US investigates fake heiress who infiltrated Trump’s Mar-a-Lago resort

A second foreign national is being investigated by US authorities for gaining access to Mar-a-Lago, Donald Trump’s Florida resort which is at the center of an FBI probe over missing classified documents, heightening fears over security lapses both during and after his presidency.

According to an article from the Organized Crime & Corruption Reporting Project (OCCRP), a Ukrainian woman posing as a member of the Rothschild banking dynasty is under bureau investigation after infiltrating the private members club under a false pretense.

Inna Yashchyshyn, 33, allegedly lied to members that she was a Rothschild heiress and mingled with Trump, US Senator Lindsey Graham of South Carolina and others at Mar-a-Lago functions.

OCCRP, in conjunction with the Pittsburgh Gazette, reported that Yashchyshyn had demonstrated “the ease with which someone with a fake identity and shadowy background” could bypass security at Trump’s club.

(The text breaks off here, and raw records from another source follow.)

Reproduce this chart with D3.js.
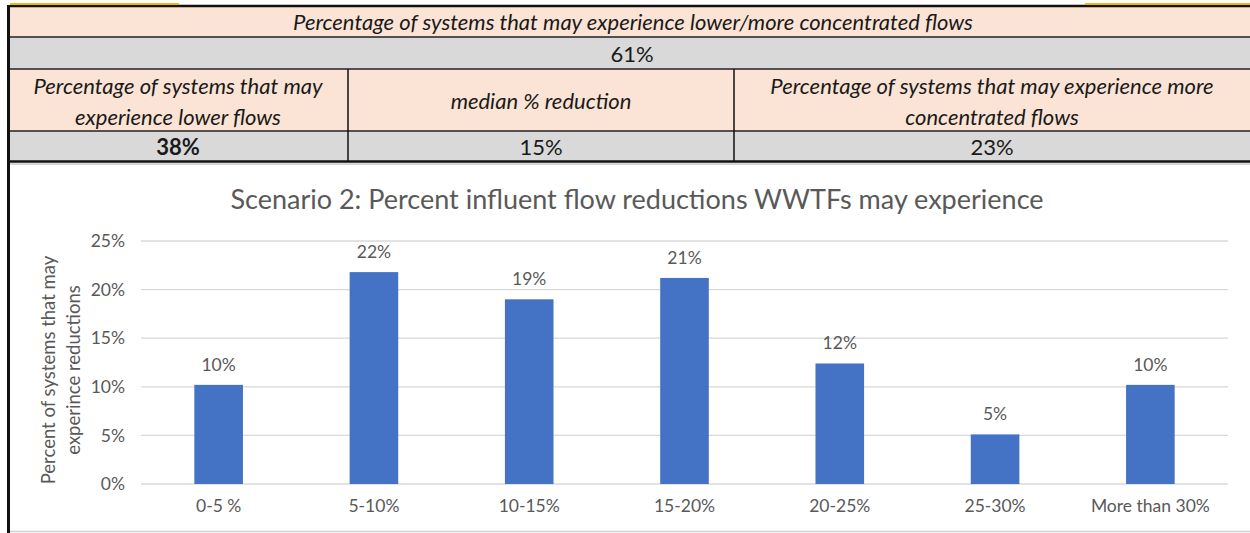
<!DOCTYPE html>
<meta charset="utf-8">
<style>
body { margin: 0; background: #fff; }
svg { display: block; }
text { font-family: Lato, 'Open Sans', sans-serif; }
.cell-text { fill: #1a1a1a; font-size: 22px; }
.chart-text { fill: #595959; }
.grid line { stroke: #d9d9d9; stroke-width: 1.3px; }
</style>
<svg width="1250" height="533"></svg>
<script src="https://cdnjs.cloudflare.com/ajax/libs/d3/7.8.5/d3.min.js"></script>
<script>
// table contents
var tableTitle = "Percentage of systems that may experience lower/more concentrated flows";
var overallPct = "61%";
var headerCells = [
	["Percentage of systems that may", "experience lower flows"],
	["median % reduction"],
	["Percentage of systems that may experience more", "concentrated flows"]
];
var valueCells = ["38%", "15%", "23%"];

// chart data
var chartTitle = "Scenario 2: Percent influent flow reductions WWTFs may experience";
var categories = ["0-5 %", "5-10%", "10-15%", "15-20%", "20-25%", "25-30%", "More than 30%"];
var values = [10.2, 21.8, 19.0, 21.2, 12.4, 5.1, 10.2];
var yTicks = [0, 5, 10, 15, 20, 25];
var yTitle = ["Percent of systems that may", "experince reductions"];

var svg = d3.select("svg");
var peach = "#fbe4d5", gray = "#d9d9d9";
var fontSmall = "17.5px";

// ---- table ----
var colX = [8, 348, 734, 1250];
var rowY = [7, 37, 69, 131, 161];
var table = svg.append("g").attr("class", "table");

// backgrounds
var fills = [peach, gray, peach, gray];
fills.forEach(function(f, i) {
	table.append("rect").attr("x", colX[0]).attr("y", rowY[i])
		.attr("width", colX[3] - colX[0]).attr("height", rowY[i + 1] - rowY[i]).attr("fill", f);
});

// row lines
[rowY[1], rowY[2], rowY[3]].forEach(function(y) {
	table.append("line").attr("x1", colX[0]).attr("x2", colX[3]).attr("y1", y).attr("y2", y)
		.attr("stroke", "#222").attr("stroke-width", 1.5);
});
// column lines
[colX[1], colX[2]].forEach(function(x) {
	table.append("line").attr("x1", x).attr("x2", x).attr("y1", rowY[2]).attr("y2", rowY[4])
		.attr("stroke", "#111").attr("stroke-width", 1.5);
});
// yellow/black top border
table.append("line").attr("x1", 10).attr("x2", 1250).attr("y1", 6).attr("y2", 6).attr("stroke", "#111").attr("stroke-width", 2.5);
table.append("line").attr("x1", 10).attr("x2", 179).attr("y1", 4).attr("y2", 4).attr("stroke", "#f2b705").attr("stroke-width", 2);
table.append("line").attr("x1", 1085).attr("x2", 1250).attr("y1", 4).attr("y2", 4).attr("stroke", "#f2b705").attr("stroke-width", 2);
// bottom thick border + shadow
table.append("line").attr("x1", colX[0]).attr("x2", colX[3]).attr("y1", 161.5).attr("y2", 161.5).attr("stroke", "#111").attr("stroke-width", 2.5);
table.append("line").attr("x1", colX[0]).attr("x2", colX[3]).attr("y1", 164).attr("y2", 164).attr("stroke", "#c8c8c8").attr("stroke-width", 1.5);

// texts
table.append("text").attr("class", "cell-text").attr("x", (colX[0] + colX[3]) / 2 + 4).attr("y", 30)
	.attr("text-anchor", "middle").style("font-style", "italic").text(tableTitle);
table.append("text").attr("class", "cell-text").attr("x", (colX[0] + colX[3]) / 2 + 3).attr("y", 62)
	.attr("text-anchor", "middle").text(overallPct);

headerCells.forEach(function(lines, i) {
	var cx = (colX[i] + colX[i + 1]) / 2;
	var t = table.append("text").attr("class", "cell-text").attr("text-anchor", "middle")
		.style("font-style", "italic");
	var y0 = lines.length === 1 ? 109 : 94;
	lines.forEach(function(l, j) {
		t.append("tspan").attr("x", cx).attr("y", y0 + j * 31).text(l);
	});
});
valueCells.forEach(function(v, i) {
	table.append("text").attr("class", "cell-text").attr("text-anchor", "middle")
		.attr("x", (colX[i] + colX[i + 1]) / 2).attr("y", 155)
		.style("font-weight", i === 0 ? "bold" : "normal").text(v);
});

// ---- chart ----
var plot = { left: 141, right: 1228, top: 241, bottom: 484 };
var x = d3.scaleBand().domain(categories).range([plot.left, plot.right]).paddingInner(0.687).paddingOuter(0.3435);
var y = d3.scaleLinear().domain([0, 25]).range([plot.bottom, plot.top]);

var chart = svg.append("g").attr("class", "chart");

chart.append("text").attr("class", "chart-text").attr("x", 637).attr("y", 209)
	.attr("text-anchor", "middle").style("font-size", "27px").text(chartTitle);

var grid = chart.append("g").attr("class", "grid");
grid.selectAll("line").data(yTicks).enter().append("line")
	.attr("x1", plot.left).attr("x2", plot.right)
	.attr("y1", function(d) { return y(d); }).attr("y2", function(d) { return y(d); });

var yAxis = d3.axisLeft(y).tickValues(yTicks).tickSize(0).tickPadding(16)
	.tickFormat(function(d) { return d + "%"; });
chart.append("g").attr("transform", "translate(" + plot.left + ",0)").call(yAxis)
	.call(function(g) { g.select(".domain").remove(); })
	.selectAll("text").attr("class", "chart-text").style("font-size", fontSmall).style("font-family", "Lato, 'Open Sans', sans-serif");

var xAxis = d3.axisBottom(x).tickSize(0).tickPadding(16);
chart.append("g").attr("transform", "translate(0," + plot.bottom + ")").call(xAxis)
	.call(function(g) { g.select(".domain").remove(); })
	.selectAll("text").attr("class", "chart-text").style("font-size", fontSmall).style("font-family", "Lato, 'Open Sans', sans-serif");

chart.selectAll("rect.bar").data(values).enter().append("rect").attr("class", "bar")
	.attr("x", function(d, i) { return x(categories[i]); })
	.attr("width", x.bandwidth())
	.attr("y", function(d) { return y(d); })
	.attr("height", function(d) { return y(0) - y(d); })
	.attr("fill", "#4472c4");

chart.selectAll("text.lbl").data(values).enter().append("text").attr("class", "lbl chart-text")
	.attr("x", function(d, i) { return x(categories[i]) + x.bandwidth() / 2; })
	.attr("y", function(d) { return y(d) - 14; })
	.attr("text-anchor", "middle").style("font-size", fontSmall)
	.text(function(d) { return Math.round(d) + "%"; });

var yt = chart.append("text").attr("class", "chart-text").attr("text-anchor", "middle")
	.style("font-size", "18.5px").attr("transform", "translate(0,370) rotate(-90)");
yTitle.forEach(function(l, j) {
	yt.append("tspan").attr("x", 0).attr("y", 55 + j * 25).text(l);
});

// frame: left thick border and bottom rule
svg.append("line").attr("x1", 8.5).attr("x2", 8.5).attr("y1", 5).attr("y2", 533).attr("stroke", "#111").attr("stroke-width", 3);
svg.append("line").attr("x1", 10).attr("x2", 1250).attr("y1", 531.5).attr("y2", 531.5).attr("stroke", "#d0d0d0").attr("stroke-width", 1.5);
</script>
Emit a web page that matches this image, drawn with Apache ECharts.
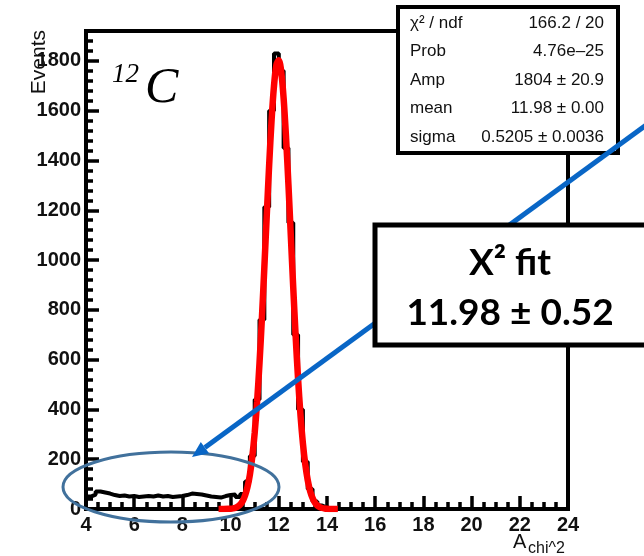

Earlier this month, the FBI obtained a warrant to search Mar-a-Lago as part of a criminal probe over the unauthorized retention of government secrets by Trump and his aides, who failed to return the documents in question despite repeated requests.

The search came a month after the heads of the FBI and Britain’s domestic security service MI5 issued a sharp warning about systemic challenges posed to western economies and governments by Chinese espionage.

Yashchyshyn – the daughter of an Illinois truck driver – maintained that she was a Rothschild heiress while holding a position as president of United Hearts of Mercy, founded by Florida-based Russian oligarch Valery Tarasenko in Canada in 2015.

OCCRP and the Post-Gazette reported that “both the FBI’s office in Miami and the Sûreté du Québec provincial police in Canada have launched investigations that touch on her dealings”.

While the FBI refused to comment, its Canadian counterpart confirmed that its major crimes unit launched an investigation into Yashchyshyn earlier this year.

Word of the investigation into Yashchyshyn comes three years after a Chinese national approached a Secret Service agent outside Mar-a-Lago and claimed to be a member who wanted to use the pool. After passing the checkpoint, Yujing Zhang told a receptionist she was there to attend an event given by the United Nations Chinese American Association.

But no such event was on the calendar, and agents later found that she was carrying two Chinese passports, $8,000 in cash, four cellphones, a laptop computer, an external hard drive, a thumb drive containing computer malware – but no swimsuit.

She also claimed to speak English poorly, though agents later testified that Zhang spoke and read English well.

Zhang was charged with making false statements to federal agents and illegally entering a restricted area. Zhang later received an eight-month prison sentence and was deported to China after being convicted of trespassing and lying to Secret Service agents.

The security lapses at the club involving Zhang and Yashchyshyn for some called to mind an episode early in Trump’s presidency where he was talking with then-Japanese prime minister Shinzo Abe on a patio about a response to a North Korea missile test while diners looked on.

In a particularly stunning moment, a guest who snapped a picture of Trump and Abe later took a selfie with a military aide carrying the black leather satchel carrying the codes needed to launch a nuclear strike, which is nicknamed “the football”.

“It’s unheard of,” a deputy national security adviser to Joe Biden in the Barack Obama White House said at the time. “These people operate behind the scenes.

I don’t think this team has any appreciation about the vulnerabilities they are creating for themselves and how dangerous this is.”

The Trump White House press secretary at the time, Sean Spicer, later insisted that no classified information was discussed and the leaders’ discussions were focused on the logistics of press statements they were to give.

Abe, who left office in 2020, was assassinated while giving a campaign speech in the Japanese city of Nara last month in an unrelated case.

New details into the FBI’s search of Mar-a-Lago emerged Friday when a heavily redacted affidavit justifying the search explained how investigators believed that highly sensitive national defense information and evidence of obstruction of justice were at the ex-president’s property.

The document detailed how an FBI review of materials Trump had returned to the National Archives in May 2022 concluded that he had kept sensitive government secrets at Mar-a-Lago.

The justice department said among the documents recovered by the National Archives, 184 had classification markings. Some were stamped “SI” for special intelligence, “HCS” for intelligence from human clandestine sources, and “NOFORN” for “Not Releasable to Foreign Nationals”.